What would they be Three today. Okay, let me see. Well, I will say what comes to mind right now. There's a guitar player called Hugo Rivas. It's a tango guitar player and he's just out of this world. It's unbelievable what he plays. I definitely recommend you to check it out because it's unbelievable and he's super versatile. But he plays acoustic nylon guitar. He plays with a pick, he plays plays with a pig, he plays with with, also with the finger style. So it's pretty much uh, you know it's, that's my jam right right then I it comes to my jungle rainhawk.

Miguel:

So also again, another acoustic guitar player, but totally different style, different genre. Lately I've been playing a lot also of that music, so, yeah, that's something I really love. And the other artist that comes to mind I would say maybe Julian Lash. Okay, he's a jazz guitar player, very modern, very authentic, you could say kind of original, very fresh, and that's maybe more in the improvisation world. Yeah, a new, different sound. So all three of them very, very different. Uh, but yeah, those are the guys that first come, came to mind and that really inspired me that's awesome.

Steve:

Well, thanks, thank you, miguel. Thank you for your time. I appreciate it. I don't want to take too much time, but I really do appreciate talking to me.

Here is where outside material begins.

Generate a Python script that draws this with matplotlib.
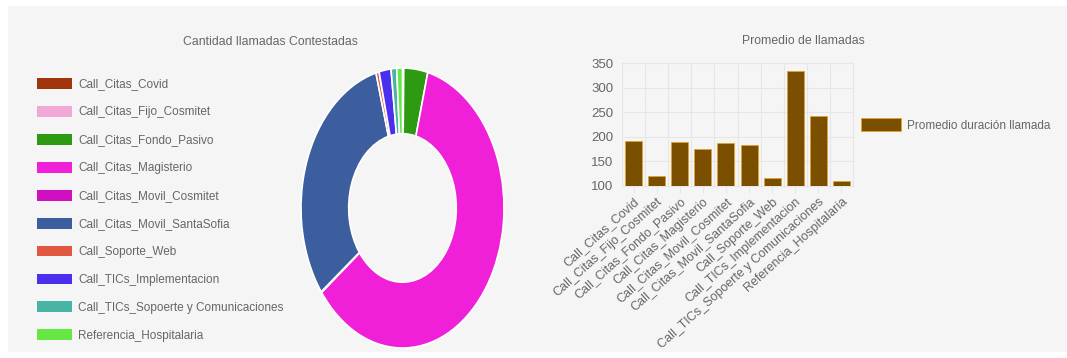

And for those of you that are either watching or listening out there, um, you know, miguel is one of many instructors that we have in the academy, and you can see how he is unique in the ways that he plays and the way that he approaches things, and that's what makes the academy a really amazing place is that you can work with professionals like Miguel, whether you're on a beginner level or you're on a more advanced level, and he's got a lot of just really wonderful perspectives on everything from, obviously, acoustic, picking finger picking styles to electric and rock and all sorts of different things. So, miguel, thank you so much for taking time out to talk to me. I appreciate that, buddy.

Miguel:

Thank you, steve, my pleasure.

Steve:

You have a great day. Okay, you too. All right, thanks, bud. Thank you.